The conference, which was held at Normandie Hotel’s Conference Room, was attended by more young people this year in comparison to last; one definition of success that the committee’s public relations officer, Kyle Cox, is appreciative of, “the real success is them committing to work in the future.” Khafra Kambon, a former leader of the BPM in Trinidad and Tobago and the ESCTT’s chairman, reminded the intimate audience of the impact that the BPM had on various parts of the world, by shifting the consciousness of blacks.

“The question of hair, which became a big question in the 1960’s, not because of hair itself but what symbolically, psychologically and emotionally hair represented.

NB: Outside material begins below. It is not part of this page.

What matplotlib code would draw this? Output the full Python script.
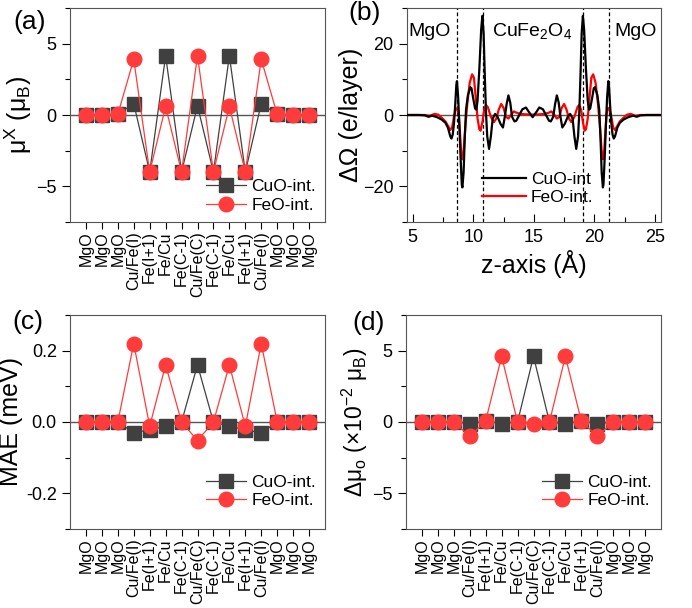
import matplotlib
matplotlib.use('Agg')
import matplotlib.pyplot as plt
from matplotlib.ticker import MultipleLocator, FuncFormatter

plt.rcParams['font.family'] = ['Liberation Sans', 'DejaVu Sans']
plt.rcParams['mathtext.fontset'] = 'custom'
plt.rcParams['mathtext.rm'] = 'Liberation Sans'
plt.rcParams['mathtext.it'] = 'Liberation Sans'

## Layer labels (shared by a, c, d)
layers = ['MgO', 'MgO', 'MgO', 'Cu/Fe(I)', 'Fe(I+1)', 'Fe/Cu', 'Fe(C-1)', 'Cu/Fe(C)',
          'Fe(C-1)', 'Fe/Cu', 'Fe(I+1)', 'Cu/Fe(I)', 'MgO', 'MgO', 'MgO']

## (a) spin moments
mu_cuo = [0, 0, 0.05, 0.8, -4.0, 4.15, -4.0, 0.65, -4.0, 4.15, -4.0, 0.8, 0.05, 0, 0]
mu_feo = [0, 0, 0.05, 3.9, -4.0, 0.6, -4.0, 4.15, -4.0, 0.6, -4.0, 3.9, 0.05, 0, 0]

## (c) MAE
mae_cuo = [0, 0, 0, -0.03, -0.022, -0.012, 0, 0.16, 0, -0.012, -0.022, -0.03, 0, 0, 0]
mae_feo = [0, 0, 0, 0.22, -0.012, 0.16, 0, -0.052, 0, 0.16, -0.012, 0.22, 0, 0, 0]

## (d) orbital moment anisotropy (x1e-2)
dmu_cuo = [0, 0, 0, -0.12, 0.07, -0.12, 0, 4.6, 0, -0.12, 0.07, -0.12, 0, 0, 0]
dmu_feo = [0, 0, 0, -1.0, 0.07, 4.6, 0, -0.12, 0, 4.6, 0.07, -1.0, 0, 0, 0]

## (b) charge density difference along z
z_cuo = [4.5, 5.5, 6.0, 6.3, 6.6, 7.0, 7.4, 7.7, 7.9, 8.1, 8.2, 8.3, 8.4, 8.5, 8.6, 8.65,
         8.75, 8.85, 8.95, 9.05, 9.1, 9.2, 9.3, 9.4, 9.55, 9.75, 9.85, 10.0, 10.15, 10.25,
         10.35, 10.5, 10.65, 10.75, 10.85, 10.95, 11.05, 11.15, 11.3, 11.45, 11.6, 11.8,
         12.0, 12.25, 12.45, 12.6, 12.75, 12.9, 13.05, 13.2, 13.4, 13.55, 13.8, 14.05,
         14.35, 14.6, 14.9, 15.2, 15.45, 15.75, 16.0, 16.25, 16.4, 16.6, 16.75, 16.9,
         17.05, 17.2, 17.35, 17.55, 17.8, 18.0, 18.2, 18.35, 18.5, 18.65, 18.75, 18.85,
         18.95, 19.05, 19.15, 19.3, 19.45, 19.55, 19.65, 19.8, 19.95, 20.05, 20.25, 20.4,
         20.5, 20.6, 20.7, 20.75, 20.85, 20.95, 21.05, 21.15, 21.2, 21.3, 21.4, 21.5,
         21.6, 21.7, 21.9, 22.1, 22.4, 22.8, 23.2, 23.5, 23.8, 24.3, 25.5]
om_cuo = [0, 0, -0.1, -0.5, -0.2, -0.6, -1.3, -2.2, -3.5, -6.0, -6.6, -5.5, -2.5, 2.5, 8.5, 9.5,
          5.0, -3.0, -12.0, -19.5, -20.3, -16.0, -6.0, 1.5, 5.5, 7.8, 7.5, 4.5, 1.8, 1.5,
          4.0, 13.0, 24.0, 27.8, 23.0, 11.0, 0.5, -6.0, -9.5, -6.0, -1.0, 0.3,
          -0.5, -2.5, -3.5, -0.5, 3.0, 5.5, 3.5, -0.5, -1.8, -1.6, 0.0, 1.6,
          2.1, 0.8, -0.6, 0.8, 2.1, 1.6, 0.0, -1.6, -1.8, -0.5, 3.0, 5.5,
          3.5, -0.5, -3.5, -2.5, -0.5, 0.3, -1.0, -6.0, -9.5, -6.0, 0.5, 11.0,
          23.0, 27.8, 24.0, 13.0, 4.0, 1.5, 1.8, 4.5, 7.5, 7.8, 5.5, 1.5,
          -6.0, -16.0, -20.3, -19.5, -12.0, -3.0, 5.0, 9.5, 8.5, 2.5, -2.5, -5.5,
          -6.6, -6.0, -3.5, -2.2, -1.3, -0.6, -0.2, -0.5, -0.1, 0, 0]

z_feo = [4.5, 6.0, 6.4, 6.8, 7.1, 7.4, 7.7, 7.9, 8.1, 8.25, 8.4, 8.55, 8.7, 8.8, 8.9, 9.0,
         9.1, 9.2, 9.35, 9.5, 9.7, 9.9, 10.05, 10.2, 10.35, 10.5, 10.6, 10.75, 10.9, 11.05,
         11.2, 11.45, 11.7, 11.9, 12.1, 12.3, 12.5, 12.7, 12.9, 13.1, 13.35, 13.6, 13.9,
         14.3, 14.9, 15.5, 15.9, 16.2, 16.45, 16.7, 16.9, 17.1, 17.3, 17.5, 17.7, 17.9,
         18.1, 18.35, 18.6, 18.75, 18.9, 19.05, 19.2, 19.3, 19.45, 19.6, 19.75, 19.9,
         20.1, 20.3, 20.45, 20.6, 20.7, 20.8, 20.9, 21.0, 21.1, 21.25, 21.4, 21.55, 21.7,
         21.9, 22.1, 22.4, 22.7, 23.0, 23.4, 23.8, 25.5]
om_feo = [0, 0, -0.2, 0.3, 0.1, -0.8, -1.8, -3.0, -4.2, -3.5, -0.5, 1.5, 2.0, 0.0, -5.0, -10.5,
          -12.4, -10.0, -3.0, 3.0, 9.0, 11.4, 10.5, 5.0, -1.0, -4.0, -4.4, -2.0, 1.5, 2.8,
          2.2, -0.5, -2.0, -1.0, 1.5, 3.1, 2.0, -0.5, -1.0, 0.0, 1.0, 0.6, 0.3,
          0.2, 0.1, 0.2, 0.3, 0.6, 1.0, 0.0, -1.0, -0.5, 2.0, 3.1, 1.5, -1.0,
          -2.0, -0.5, 2.2, 2.8, 1.5, -2.0, -4.4, -4.0, -1.0, 5.0, 10.5, 11.4,
          9.0, 3.0, -3.0, -10.0, -12.4, -10.5, -5.0, 0.0, 2.0, 1.5, -0.5, -3.5, -4.2,
          -3.0, -1.8, -0.8, 0.1, 0.3, -0.2, 0, 0]

boundaries = [8.63, 10.78, 19.09, 21.23]

fig = plt.figure(figsize=(6.92, 6.08), dpi=100)
W, H = 692.0, 608.0

def frame(x0, x1, y0, y1):
    return fig.add_axes([x0 / W, 1 - y1 / H, (x1 - x0) / W, (y1 - y0) / H])

def layer_panel(ax, cuo, feo, ylim, major, minor, ylabel, ylsize, leg_y):
    x = list(range(len(layers)))
    ax.axhline(0, color='#555555', lw=1.0, zorder=1)
    ax.plot(x, cuo, '-s', color='#404040', lw=0.9, ms=9.5, label='CuO-int.', zorder=2)
    ax.plot(x, feo, '-o', color='#ff3b3b', lw=0.9, ms=10.5, label='FeO-int.', zorder=3)
    ax.set_xlim(-1, 15)
    ax.set_ylim(*ylim)
    ax.set_xticks(x)
    ax.set_xticklabels(layers, rotation=90, fontsize=11.5)
    ax.yaxis.set_major_locator(MultipleLocator(major))
    ax.yaxis.set_minor_locator(MultipleLocator(minor))
    ax.tick_params(axis='x', direction='out', length=5, width=0.8, pad=1.5)
    ax.tick_params(axis='y', which='major', direction='out', length=6, width=0.8, labelsize=13)
    ax.tick_params(axis='y', which='minor', direction='out', length=3.5, width=0.8)
    ax.set_ylabel(ylabel, fontsize=ylsize, labelpad=2)
    ax.legend(loc='upper left', bbox_to_anchor=(0.535, leg_y), frameon=False, fontsize=12.5,
              handlelength=2.3, handletextpad=0.3, labelspacing=0.2, borderpad=0,
              borderaxespad=0)
    for s in ax.spines.values():
        s.set_color('#555555')

ax_a = frame(70, 325, 8, 222)
layer_panel(ax_a, mu_cuo, mu_feo, (-7.5, 7.5), 5, 2.5,
            r'μ$^{\mathrm{X}}$ (μ$_{\mathrm{B}}$)', 18, 0.2)

ax_c = frame(70, 325, 315, 529)
layer_panel(ax_c, mae_cuo, mae_feo, (-0.3, 0.3), 0.2, 0.1, 'MAE (meV)', 18, 0.255)
ax_c.yaxis.set_major_formatter(FuncFormatter(lambda v, p: '%.1f' % v))

ax_d = frame(406, 661, 315, 529)
layer_panel(ax_d, dmu_cuo, dmu_feo, (-7.5, 7.5), 5, 2.5,
            r'Δμ$_{\mathrm{o}}$ (×10$^{-2}$ μ$_{\mathrm{B}}$)', 16.5, 0.255)

## (b)
ax_b = frame(406.7, 661, 8, 222)
ax_b.axhline(0, color='#555555', lw=1.0, zorder=1)
for zb in boundaries:
    ax_b.axvline(zb, color='black', lw=0.9, ls=(0, (3, 2)), zorder=1)
ax_b.plot(z_cuo, om_cuo, color='black', lw=1.6, label='CuO-int', zorder=3)
ax_b.plot(z_feo, om_feo, color='#ff0000', lw=1.6, label='FeO-int.', zorder=2)
ax_b.set_xlim(4.5, 25.5)
ax_b.set_ylim(-30, 30)
ax_b.xaxis.set_major_locator(MultipleLocator(5))
ax_b.xaxis.set_minor_locator(MultipleLocator(2.5))
ax_b.yaxis.set_major_locator(MultipleLocator(20))
ax_b.yaxis.set_minor_locator(MultipleLocator(10))
ax_b.tick_params(axis='x', which='major', direction='in', length=6, width=0.8, labelsize=13, pad=5)
ax_b.tick_params(axis='x', which='minor', direction='in', length=3.5, width=0.8)
ax_b.tick_params(axis='y', which='major', direction='out', length=6, width=0.8, labelsize=13)
ax_b.tick_params(axis='y', which='minor', direction='out', length=3.5, width=0.8)
ax_b.set_xlabel('z-axis (Å)', fontsize=18, labelpad=3)
ax_b.set_ylabel('ΔΩ (e/layer)', fontsize=18, labelpad=0)
ax_b.text(6.4, 23.5, 'MgO', fontsize=14, ha='center', va='center')
ax_b.text(14.85, 23.5, r'CuFe$_2$O$_4$', fontsize=14, ha='center', va='center')
ax_b.text(23.4, 23.5, 'MgO', fontsize=14, ha='center', va='center')
ax_b.legend(loc='upper left', bbox_to_anchor=(0.297, 0.235), frameon=False, fontsize=12.5,
            handlelength=2.5, handletextpad=0.3, labelspacing=0.2, borderpad=0,
            borderaxespad=0)
for s in ax_b.spines.values():
    s.set_color('#555555')

## Panel letters
for lab, px, py in [('(a)', 13, 22), ('(b)', 348, 13), ('(c)', 12, 322), ('(d)', 352, 323)]:
    fig.text(px / W, 1 - py / H, lab, fontsize=19, ha='left', va='center')

fig.savefig('out.png', dpi=100)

African people are made to feel inferior to others from our colour, our facial features and our hair.” Continuing to reinforce the fact that racism from the past still exists in the present, unless people create necessary change, Kambon educated the audience about the unfair treatment and deportation of Haitians from the Dominican Republic due to the racial hostility between the two nations.

Feature speaker, Taharqa Obika, an economist and storyteller who used both his expertise within economics and his entertaining skills to awaken the audience and educate them on the financial possibilities awaiting in Ghana, Nigeria and other countries within the African continent.

Obika broke down many of the misconceptions that the West has created of Africa and its economic power “When the story is told from our perspective it empowers us and that is the importance of getting the facts from Africa.” 2016 marks only the second year of this decade of IDPAD and throughout the conference the feeling that there is much work to be done for the empowerment of people of African descent and the continent as whole was clear. It may be nearing the end of 2016, but it’s only the beginning of return.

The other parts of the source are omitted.